Of the 2,200 people who filed 250,000 mood status updates through the iPhone app called Track Your Happiness, those who were at their happiest were two things: highly focused and having sex. In fact, they rated their emotion level an average score of 90 on a scale of 1 to 100.
Perhaps unsurprisingly, sex turned out to produce the highest rating of any activity recorded, according to research published in Science by Harvard psychologists.
Whether they actually rated their mood mid-coitus or waited until after remains unknown, which is a shame, because it would be interesting to know whether people are actually happier during sex or after.
Perhaps the biggest surprise out of the Harvard-created Track Your Happiness project involved mind-wandering. Out of those quarter-million responses, people reported that their minds were wandering some 47 percent of the time. Again, it remains unclear whether people's minds actually wander half of their waking hours or just half the time they are using their iPhones to report on happiness levels.

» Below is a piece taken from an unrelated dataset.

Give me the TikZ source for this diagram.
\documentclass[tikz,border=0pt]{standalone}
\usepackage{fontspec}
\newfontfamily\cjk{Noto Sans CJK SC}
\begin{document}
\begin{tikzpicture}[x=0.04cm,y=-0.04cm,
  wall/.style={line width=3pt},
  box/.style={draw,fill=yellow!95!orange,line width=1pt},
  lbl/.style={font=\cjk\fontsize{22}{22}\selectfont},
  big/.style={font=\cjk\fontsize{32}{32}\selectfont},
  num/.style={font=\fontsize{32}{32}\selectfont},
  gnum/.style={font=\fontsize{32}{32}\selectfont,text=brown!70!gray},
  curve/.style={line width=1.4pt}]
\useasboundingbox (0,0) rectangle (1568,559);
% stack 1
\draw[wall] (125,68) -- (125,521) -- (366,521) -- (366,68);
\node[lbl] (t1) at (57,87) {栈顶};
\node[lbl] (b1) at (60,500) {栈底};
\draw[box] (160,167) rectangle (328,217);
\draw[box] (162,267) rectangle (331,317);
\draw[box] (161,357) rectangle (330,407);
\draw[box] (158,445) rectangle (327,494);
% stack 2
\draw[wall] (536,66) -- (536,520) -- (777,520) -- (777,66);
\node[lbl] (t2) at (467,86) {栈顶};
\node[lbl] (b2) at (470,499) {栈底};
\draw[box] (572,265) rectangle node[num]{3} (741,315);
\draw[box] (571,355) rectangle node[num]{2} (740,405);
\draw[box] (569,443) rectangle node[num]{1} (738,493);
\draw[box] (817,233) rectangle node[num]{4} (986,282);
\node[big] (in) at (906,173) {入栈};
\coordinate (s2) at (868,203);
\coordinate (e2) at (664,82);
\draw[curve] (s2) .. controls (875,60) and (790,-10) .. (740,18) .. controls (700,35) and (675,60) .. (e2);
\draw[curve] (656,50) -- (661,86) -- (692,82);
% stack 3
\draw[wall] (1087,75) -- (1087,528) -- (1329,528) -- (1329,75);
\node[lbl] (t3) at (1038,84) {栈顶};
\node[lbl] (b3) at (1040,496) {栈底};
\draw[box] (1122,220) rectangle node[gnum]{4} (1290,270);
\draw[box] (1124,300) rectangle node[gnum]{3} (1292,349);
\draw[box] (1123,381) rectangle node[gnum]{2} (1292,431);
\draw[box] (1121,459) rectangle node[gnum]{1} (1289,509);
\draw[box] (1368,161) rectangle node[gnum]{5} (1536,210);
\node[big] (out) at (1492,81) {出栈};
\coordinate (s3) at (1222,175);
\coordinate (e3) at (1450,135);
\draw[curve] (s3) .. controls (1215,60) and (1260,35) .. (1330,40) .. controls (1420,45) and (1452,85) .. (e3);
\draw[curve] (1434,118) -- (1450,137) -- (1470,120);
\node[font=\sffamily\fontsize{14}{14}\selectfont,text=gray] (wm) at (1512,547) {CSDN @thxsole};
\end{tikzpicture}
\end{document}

Assuming the former, it turns out that the more people's minds wander, the less happy they report themselves feeling. In fact, during sex, people reported wandering thoughts only 10 percent of the time. Exercise was next best, then conversation, listening to music, followed by walking, eating, praying, meditating, and cooking.
Personal grooming, commuting, and working rounded out the bottom of the list. Sorry, dear boss and fellow bus passengers.

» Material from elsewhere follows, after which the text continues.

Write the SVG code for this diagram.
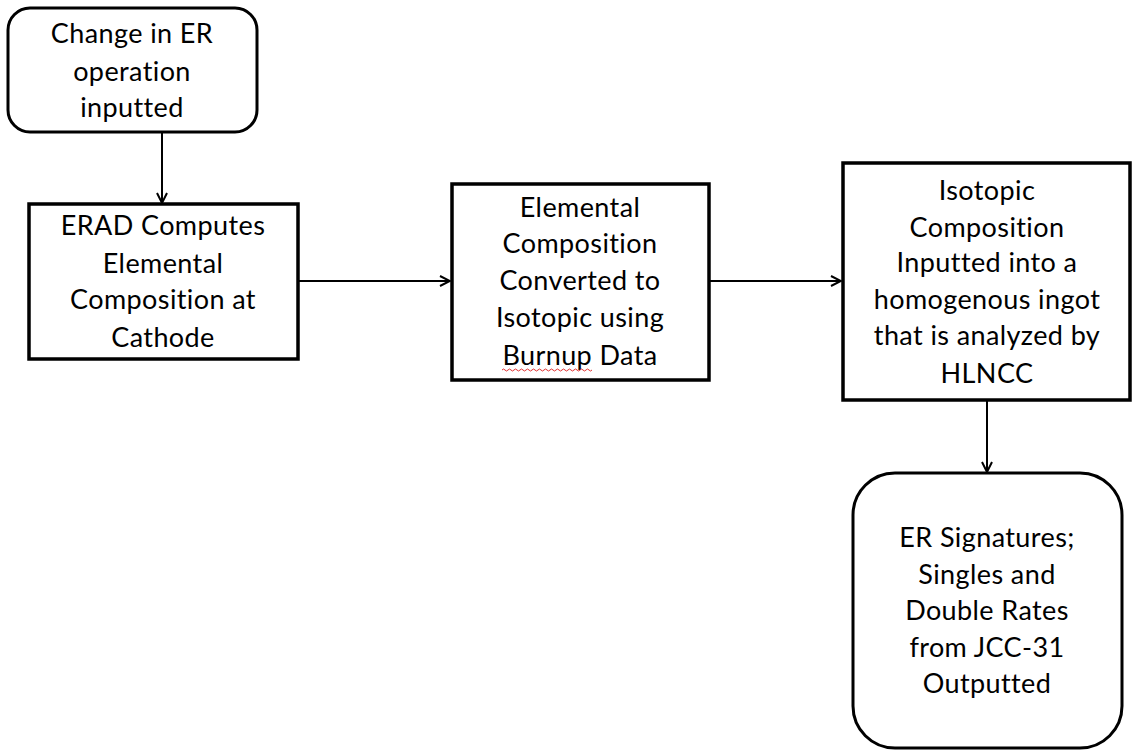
<svg xmlns="http://www.w3.org/2000/svg" width="1133" height="750" viewBox="0 0 1133 750">
<style>
.box{fill:#fff;stroke:#000;stroke-width:3.5}
.rbox{fill:#fff;stroke:#000;stroke-width:3}
.t{font-family:Lato,"Liberation Sans",sans-serif;font-size:27px;letter-spacing:0.4px;fill:#000;text-anchor:middle}
.c{stroke:#000;stroke-width:2;fill:none}
</style>
<defs>
<marker id="ah" viewBox="0 0 12 12" refX="11" refY="6" markerWidth="12" markerHeight="12" markerUnits="userSpaceOnUse" orient="auto">
<path d="M1,1 L11,6 L1,11" fill="none" stroke="#000" stroke-width="2"/>
</marker>
</defs>
<rect width="1133" height="750" fill="#fff"/>
<g id="connectors">
<line class="c" x1="162" y1="132" x2="162" y2="203" marker-end="url(#ah)"/>
<line class="c" x1="298" y1="281" x2="450" y2="281" marker-end="url(#ah)"/>
<line class="c" x1="709" y1="281" x2="841" y2="281" marker-end="url(#ah)"/>
<line class="c" x1="987" y1="400" x2="987" y2="472" marker-end="url(#ah)"/>
</g>
<g id="n1">
<rect class="rbox" x="8" y="8" width="249" height="124" rx="22"/>
<text class="t" x="132" y="43">Change in ER</text>
<text class="t" x="132" y="81">operation</text>
<text class="t" x="132" y="117">inputted</text>
</g>
<g id="n2">
<rect class="box" x="29" y="204" width="269" height="155"/>
<text class="t" x="163" y="235">ERAD Computes</text>
<text class="t" x="163" y="273">Elemental</text>
<text class="t" x="163" y="309">Composition at</text>
<text class="t" x="163" y="347">Cathode</text>
</g>
<g id="n3">
<rect class="box" x="452" y="184" width="257" height="196"/>
<text class="t" x="580" y="217">Elemental</text>
<text class="t" x="580" y="253">Composition</text>
<text class="t" x="580" y="290">Converted to</text>
<text class="t" x="580" y="327">Isotopic using</text>
<text class="t" x="580" y="365">Burnup Data</text>
<path d="M502,370 q1.5,-2 3,0 t3,0 t3,0 t3,0 t3,0 t3,0 t3,0 t3,0 t3,0 t3,0 t3,0 t3,0 t3,0 t3,0 t3,0 t3,0 t3,0 t3,0 t3,0 t3,0 t3,0 t3,0 t3,0 t3,0 t3,0 t3,0 t3,0 t3,0 t3,0 t3,0" fill="none" stroke="#e03030" stroke-width="1"/>
</g>
<g id="n4">
<rect class="box" x="843" y="163" width="287" height="237"/>
<text class="t" x="987" y="200">Isotopic</text>
<text class="t" x="987" y="237">Composition</text>
<text class="t" x="987" y="272">Inputted into a</text>
<text class="t" x="987" y="309">homogenous ingot</text>
<text class="t" x="987" y="345">that is analyzed by</text>
<text class="t" x="987" y="383">HLNCC</text>
</g>
<g id="n5">
<rect class="rbox" x="853" y="473" width="269" height="275" rx="42"/>
<text class="t" x="987" y="547">ER Signatures;</text>
<text class="t" x="987" y="584">Singles and</text>
<text class="t" x="987" y="620">Double Rates</text>
<text class="t" x="987" y="657">from JCC-31</text>
<text class="t" x="987" y="693">Outputted</text>
</g>
</svg>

Another iPhone happiness tracking app, called Mappiness, gathers data from 22,000 users in the U.K. and boasts more than a million happiness ratings. For most people, Saturday at 8 p.m. ranks the highest.

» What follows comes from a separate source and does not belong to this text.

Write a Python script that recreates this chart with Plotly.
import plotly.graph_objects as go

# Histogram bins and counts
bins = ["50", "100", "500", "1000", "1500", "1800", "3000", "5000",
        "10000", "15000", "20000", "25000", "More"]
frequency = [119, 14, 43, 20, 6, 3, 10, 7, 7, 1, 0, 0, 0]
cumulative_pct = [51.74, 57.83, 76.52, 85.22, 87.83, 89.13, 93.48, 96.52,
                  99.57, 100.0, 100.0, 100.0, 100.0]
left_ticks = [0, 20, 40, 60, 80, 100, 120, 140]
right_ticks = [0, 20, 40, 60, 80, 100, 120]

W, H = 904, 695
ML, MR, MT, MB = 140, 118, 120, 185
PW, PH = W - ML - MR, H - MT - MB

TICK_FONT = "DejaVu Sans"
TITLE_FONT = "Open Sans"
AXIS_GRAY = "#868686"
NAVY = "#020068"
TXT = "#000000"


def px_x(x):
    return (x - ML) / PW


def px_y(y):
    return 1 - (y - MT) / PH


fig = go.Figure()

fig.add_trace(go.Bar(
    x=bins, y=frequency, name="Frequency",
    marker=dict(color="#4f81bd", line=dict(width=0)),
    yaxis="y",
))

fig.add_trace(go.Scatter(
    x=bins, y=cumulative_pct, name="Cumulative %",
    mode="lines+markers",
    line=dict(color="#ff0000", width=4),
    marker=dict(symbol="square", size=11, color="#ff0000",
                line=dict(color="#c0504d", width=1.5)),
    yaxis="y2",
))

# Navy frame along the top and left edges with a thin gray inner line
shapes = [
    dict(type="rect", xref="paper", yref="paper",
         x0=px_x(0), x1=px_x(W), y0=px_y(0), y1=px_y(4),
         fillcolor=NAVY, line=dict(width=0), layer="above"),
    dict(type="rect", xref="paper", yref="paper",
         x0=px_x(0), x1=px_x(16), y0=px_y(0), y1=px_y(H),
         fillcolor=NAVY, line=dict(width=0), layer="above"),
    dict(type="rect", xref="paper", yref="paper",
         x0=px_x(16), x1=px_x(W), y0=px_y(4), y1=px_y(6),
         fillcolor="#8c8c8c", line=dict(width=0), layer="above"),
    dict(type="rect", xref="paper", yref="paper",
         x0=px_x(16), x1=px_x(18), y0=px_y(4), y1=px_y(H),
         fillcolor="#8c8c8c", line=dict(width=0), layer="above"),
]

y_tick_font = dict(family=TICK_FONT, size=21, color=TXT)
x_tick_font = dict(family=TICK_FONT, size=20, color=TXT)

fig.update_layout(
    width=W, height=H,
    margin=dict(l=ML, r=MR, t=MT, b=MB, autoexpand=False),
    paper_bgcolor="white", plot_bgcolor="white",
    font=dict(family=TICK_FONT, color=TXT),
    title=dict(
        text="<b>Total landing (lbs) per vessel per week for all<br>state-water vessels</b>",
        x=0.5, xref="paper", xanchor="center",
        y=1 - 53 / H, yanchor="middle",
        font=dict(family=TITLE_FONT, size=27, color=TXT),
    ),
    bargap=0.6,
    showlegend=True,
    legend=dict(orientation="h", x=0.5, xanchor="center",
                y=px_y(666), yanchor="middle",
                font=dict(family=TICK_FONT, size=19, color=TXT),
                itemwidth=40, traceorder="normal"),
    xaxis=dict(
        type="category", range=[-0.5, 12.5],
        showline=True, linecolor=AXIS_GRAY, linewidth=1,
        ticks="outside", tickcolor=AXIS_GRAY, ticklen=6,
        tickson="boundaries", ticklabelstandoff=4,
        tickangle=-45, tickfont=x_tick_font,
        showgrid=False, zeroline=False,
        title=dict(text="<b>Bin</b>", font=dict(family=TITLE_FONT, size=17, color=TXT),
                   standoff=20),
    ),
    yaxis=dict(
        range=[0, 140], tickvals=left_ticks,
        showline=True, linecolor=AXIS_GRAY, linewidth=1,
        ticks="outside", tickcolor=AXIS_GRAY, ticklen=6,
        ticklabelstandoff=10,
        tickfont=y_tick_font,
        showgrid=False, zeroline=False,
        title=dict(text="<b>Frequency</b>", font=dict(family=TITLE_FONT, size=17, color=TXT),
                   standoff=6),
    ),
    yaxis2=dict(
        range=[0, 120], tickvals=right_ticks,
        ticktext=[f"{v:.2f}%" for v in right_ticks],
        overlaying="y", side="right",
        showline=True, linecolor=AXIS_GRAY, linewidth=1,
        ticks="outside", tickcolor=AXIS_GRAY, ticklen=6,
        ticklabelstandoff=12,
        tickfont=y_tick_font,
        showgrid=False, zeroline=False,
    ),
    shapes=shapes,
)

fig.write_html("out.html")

The secret to happiness, the research out of Harvard suggests, is what those who engage in meditation have been saying for years: live in the moment.
"If you ask people to imagine winning the lottery, they typically talk about the things they would do--'I'd go to Italy, I'd buy a boat, I'd lay on the beach'--and they rarely mention the things they would think," Harvard Professor Daniel Gilbert recently told The New York Times. "But our data suggest that the location of the body is much less important than the location of the mind, and that the former has surprisingly little influence on the latter. The heart goes where the head takes it, and neither cares much about the whereabouts of the feet."
If you're interested in tracking your own happiness levels, or you think these findings are bull and want to prove them wrong, the researchers continue to seek more app users, and thus data.
Now if you'll excuse me, I'd like to indulge in a little daydreaming. Defying the wisdom of experts, after all, surely has a role to play.